Simulation modeling and analysis of the hop count distribution in cognitive radio ad-hoc networks with shadow fading

The number of hops between source node and destination node is a key parameter in studying multi-hop wireless networks. Although hop count in wireless ad-hoc networks (AHNs) has been studied in the literature, no works on investigating the hop count characteristics in cognitive environments have been carried out. In this paper, we model cognitive radio ad-hoc networks (CRAHNs) as geometric random graphs and then propose a framework for studying the hop count distribution and correlated connectivity of communication path between two arbitrary nodes in CRAHNs with shadow fading.

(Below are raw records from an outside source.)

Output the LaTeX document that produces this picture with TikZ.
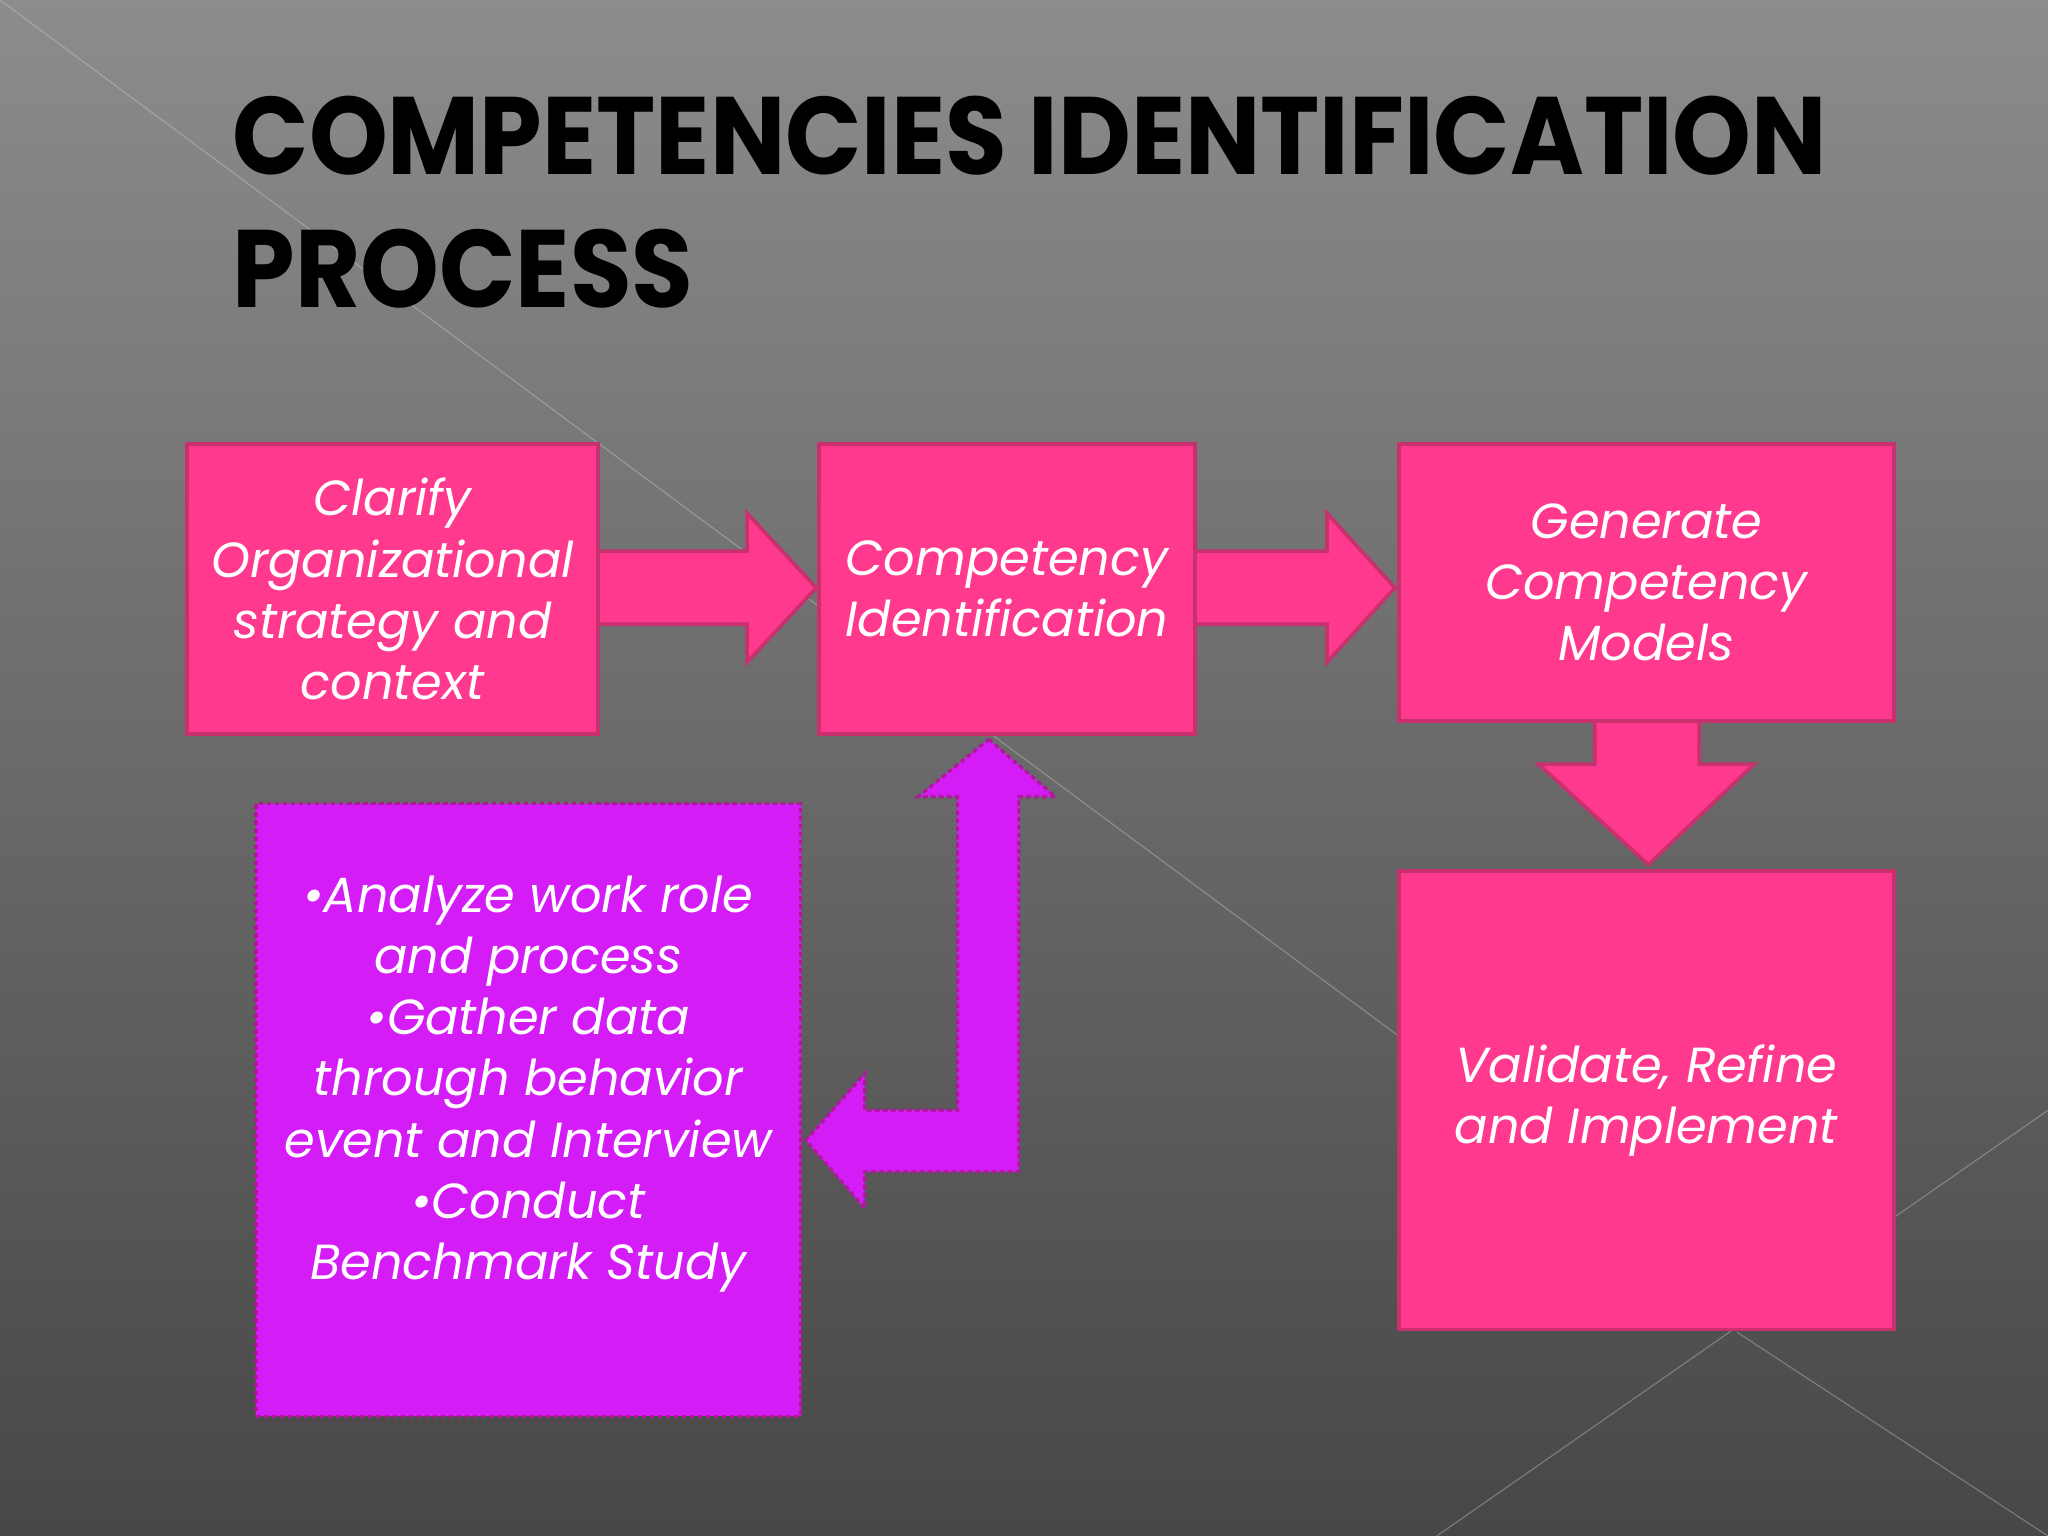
\documentclass[tikz,border=0pt]{standalone}
\usepackage{fontspec}
\setmainfont{Poppins}
\begin{document}
\begin{tikzpicture}[x=0.02cm,y=-0.02cm,
  pbox/.style={draw=pinkedge,fill=pinkfill,line width=1.6pt},
  ptext/.style={text=white,align=center,font=\fontsize{21.5}{26.7}\selectfont\itshape},
  purp/.style={draw=purpedge,fill=purpfill,line width=1.4pt,dash pattern=on 2pt off 1.5pt}]
\definecolor{pinkfill}{HTML}{FF3A8E}
\definecolor{pinkedge}{HTML}{C8306E}
\definecolor{purpfill}{HTML}{D41CF6}
\definecolor{purpedge}{HTML}{B0189C}
\definecolor{bgtop}{HTML}{8C8C8C}
\definecolor{bgbot}{HTML}{474747}
\shade[top color=bgtop,bottom color=bgbot] (0,0) rectangle (1568,1176);
\useasboundingbox (0,0) rectangle (1568,1176);
\draw[white!70!gray,opacity=0.35,line width=0.5pt] (0,0) -- (1080,800) (1330,1020) -- (1568,1176) (1100,1176) -- (1568,850);
% title
\node[anchor=west,text=black,font=\fontsize{48}{58}\selectfont\bfseries,align=left] (title) at (172,155)
 {\scalebox{0.91}[1]{COMPETENCIES IDENTIFICATION}\\\scalebox{0.91}[1]{PROCESS}};
% boxes
\node[pbox,minimum width=315*0.02cm,minimum height=222*0.02cm,ptext] (b1) at (300.5,451) {Clarify\\Organizational\\strategy and\\context};
\node[pbox,minimum width=288*0.02cm,minimum height=222*0.02cm,ptext] (b2) at (771,451) {Competency\\Identification};
\node[pbox,minimum width=379*0.02cm,minimum height=212*0.02cm,ptext] (b3) at (1260.5,446) {Generate\\Competency\\Models};
\node[pbox,minimum width=379*0.02cm,minimum height=351*0.02cm,ptext] (b4) at (1260.5,842.5) {Validate, Refine\\and Implement};
\node[purp,minimum width=417*0.02cm,minimum height=469*0.02cm,anchor=north] (b5) at (404.5,614) {};
\node[ptext] (t5) at (404.5,830) {\textbullet Analyze work role\\and process\\\textbullet Gather data\\through behavior\\event and Interview\\\textbullet Conduct\\Benchmark Study};
% arrows
\draw[pbox] (b1.east|-{(0,422)}) -- (572,422) -- (572,393) -- (625,450) -- (572,507) -- (572,478) -- (b1.east|-{(0,478)});
\draw[pbox] (b2.east|-{(0,422)}) -- (1016,422) -- (1016,393) -- (1068,450) -- (1016,507) -- (1016,478) -- (b2.east|-{(0,478)});
\draw[pbox] ({(1221,0)}|-b3.south) -- (1221,585) -- (1178,585) -- (1262,662) -- (1343,585) -- (1301,585) -- ({(1301,0)}|-b3.south);
\draw[purp] (757,566) -- (808,610) -- (780,610) -- (780,897) -- (662,897) -- (662,925) -- (617,873) -- (662,822) -- (662,850) -- (733,850) -- (733,610) -- (703,610) -- cycle;
\end{tikzpicture}
\end{document}
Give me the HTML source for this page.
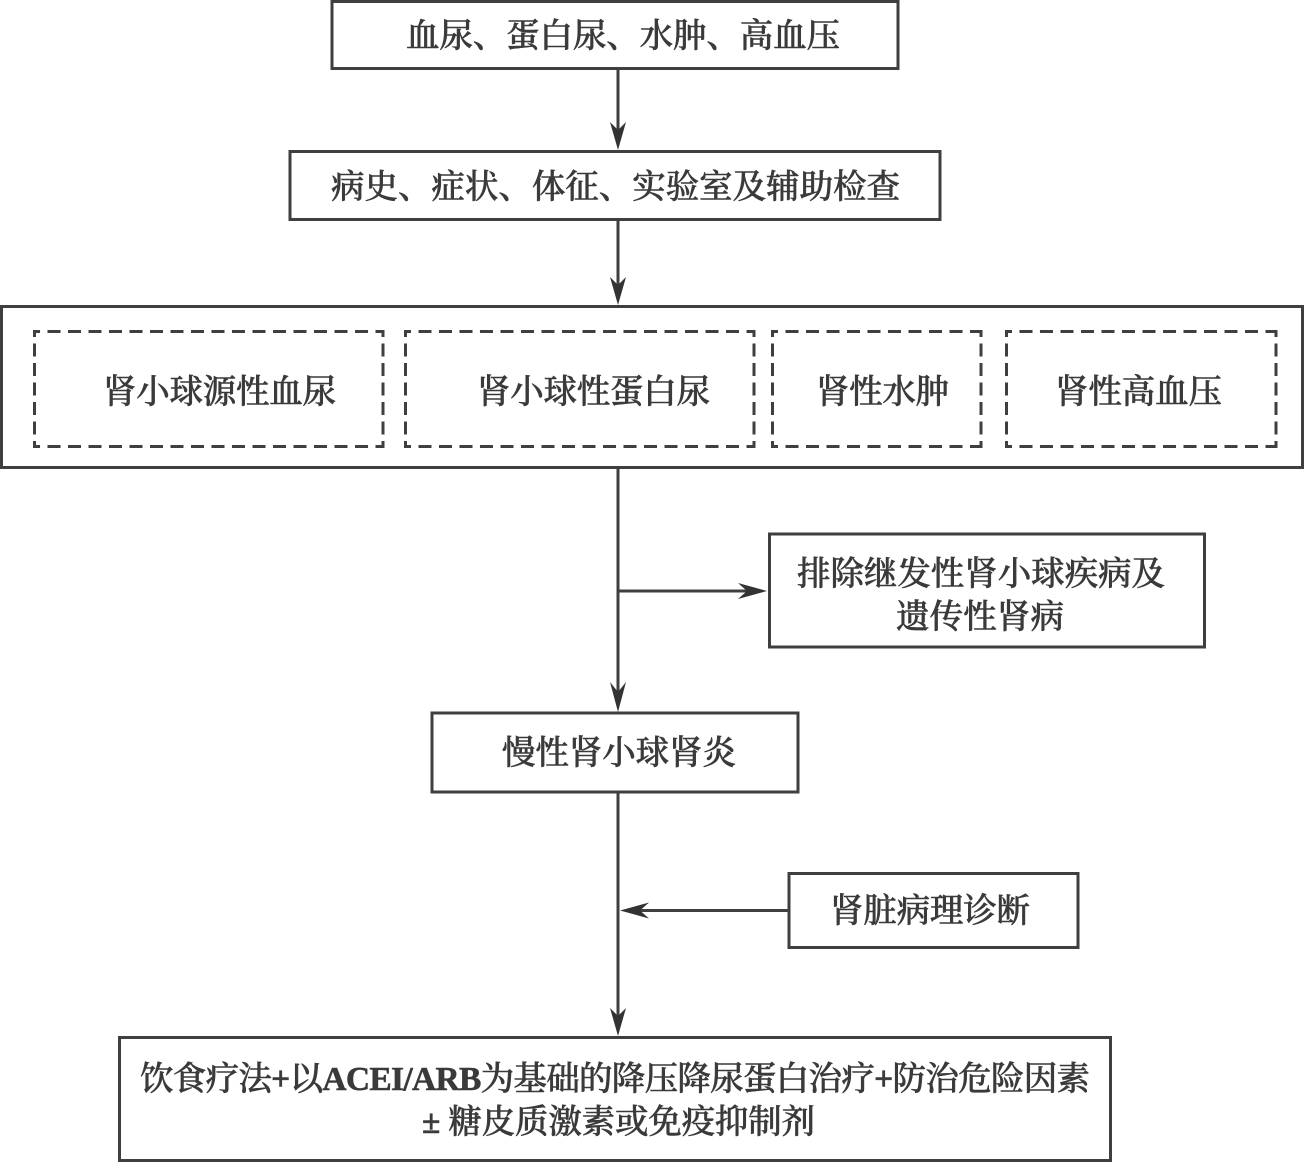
<!DOCTYPE html>
<html lang="zh">
<head>
<meta charset="utf-8">
<style>
html,body{margin:0;padding:0;background:#fff}
svg{display:block}
text{font-family:"Liberation Serif","Noto Serif CJK SC",serif;font-size:33.5px;fill:#3a3a3a;stroke:#3a3a3a;stroke-width:.55;font-weight:500}
tspan.m{font-weight:700}
.b{fill:none;stroke:#3f3f3f;stroke-width:3}
.h{fill:none;stroke:#3f3f3f;stroke-width:3;stroke-dasharray:13 7.5;stroke-dashoffset:6}
.v{fill:none;stroke:#3f3f3f;stroke-width:3;stroke-dasharray:13 6.5;stroke-dashoffset:6}
.l{stroke:#3f3f3f;stroke-width:3;fill:none}
.a{fill:#333}
</style>
</head>
<body>
<svg width="1304" height="1162" viewBox="0 0 1304 1162" xmlns="http://www.w3.org/2000/svg">
<rect class="b" x="332" y="1.5" width="566" height="67"/>
<rect class="b" x="290" y="151.5" width="650" height="68"/>
<rect class="b" x="1.5" y="306.5" width="1301" height="161"/>

<path class="h" d="M33 331.5H384M33 446.5H384"/>
<path class="v" d="M34.5 330V448M383 330V448"/>
<path class="h" d="M404 331.5H755M404 446.5H755"/>
<path class="v" d="M405.5 330V448M754 330V448"/>
<path class="h" d="M771 331.5H982M771 446.5H982"/>
<path class="v" d="M772.5 330V448M981 330V448"/>
<path class="h" d="M1005 331.5H1277M1005 446.5H1277"/>
<path class="v" d="M1006.5 330V448M1276 330V448"/>

<rect class="b" x="769.5" y="534" width="435" height="113"/>
<rect class="b" x="432" y="713" width="366" height="79"/>
<rect class="b" x="789" y="873.5" width="289" height="74"/>
<rect class="b" x="119.5" y="1037.5" width="991" height="123"/>

<path class="l" d="M618 69V135M618 220V290M618 468V696M618 793V1020M618 591H752M789 910.5H636"/>

<path class="a" d="M618 150L610 122L618 130L626 122Z"/>
<path class="a" d="M618 305L610 277L618 285L626 277Z"/>
<path class="a" d="M618 712L610 682L618 692L626 682Z"/>
<path class="a" d="M618 1036L610 1008L618 1016L626 1008Z"/>
<path class="a" d="M767 591L738 583L747 591L738 599Z"/>
<path class="a" d="M620 910.5L649 902.5L640 910.5L649 918.5Z"/>

<text x="406" y="47" textLength="434" lengthAdjust="spacing">血尿、蛋白尿、水肿、高血压</text>
<text x="331" y="198" textLength="569" lengthAdjust="spacing">病史、症状、体征、实验室及辅助检查</text>
<text x="103" y="403" textLength="233" lengthAdjust="spacing">肾小球源性血尿</text>
<text x="477" y="403" textLength="233" lengthAdjust="spacing">肾小球性蛋白尿</text>
<text x="816" y="403" textLength="133" lengthAdjust="spacing">肾性水肿</text>
<text x="1055" y="403" textLength="167" lengthAdjust="spacing">肾性高血压</text>
<text x="797" y="585" textLength="368" lengthAdjust="spacing">排除继发性肾小球疾病及</text>
<text x="896" y="628" textLength="168" lengthAdjust="spacing">遗传性肾病</text>
<text x="502" y="764" textLength="234" lengthAdjust="spacing">慢性肾小球肾炎</text>
<text x="830" y="922" textLength="200" lengthAdjust="spacing">肾脏病理诊断</text>
<text x="140" y="1090" textLength="950" lengthAdjust="spacing">饮食疗法<tspan class="m">+</tspan>以<tspan class="m">ACEI/ARB</tspan>为基础的降压降尿蛋白治疗<tspan class="m">+</tspan>防治危险因素</text>
<text x="422" y="1133" textLength="393" lengthAdjust="spacing"><tspan class="m">±</tspan> 糖皮质激素或免疫抑制剂</text>
</svg>
</body>
</html>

The framework consists of an algorithm and a methodology. Specifically, from the perspective of geometric random graph, the algorithm finds all possible paths between two arbitrary nodes and returns the hop count of the shortest path between them by using the global location information of nodes, i.e. primary users – PUs and secondary users – SUs, and the active states of PUs as input data. Meanwhile, through huge number of random network topology trials, the methodology returns the hop count distribution and connection status of communication path between two arbitrary nodes in CRAHNs with shadow fading. From the evaluating scenarios in this paper, important features of hop count distribution and connectivity and their correlating relationship in CRAHNs with shadow fading are revealed and compared with those in AHNs and in CRAHNs without shadow fading.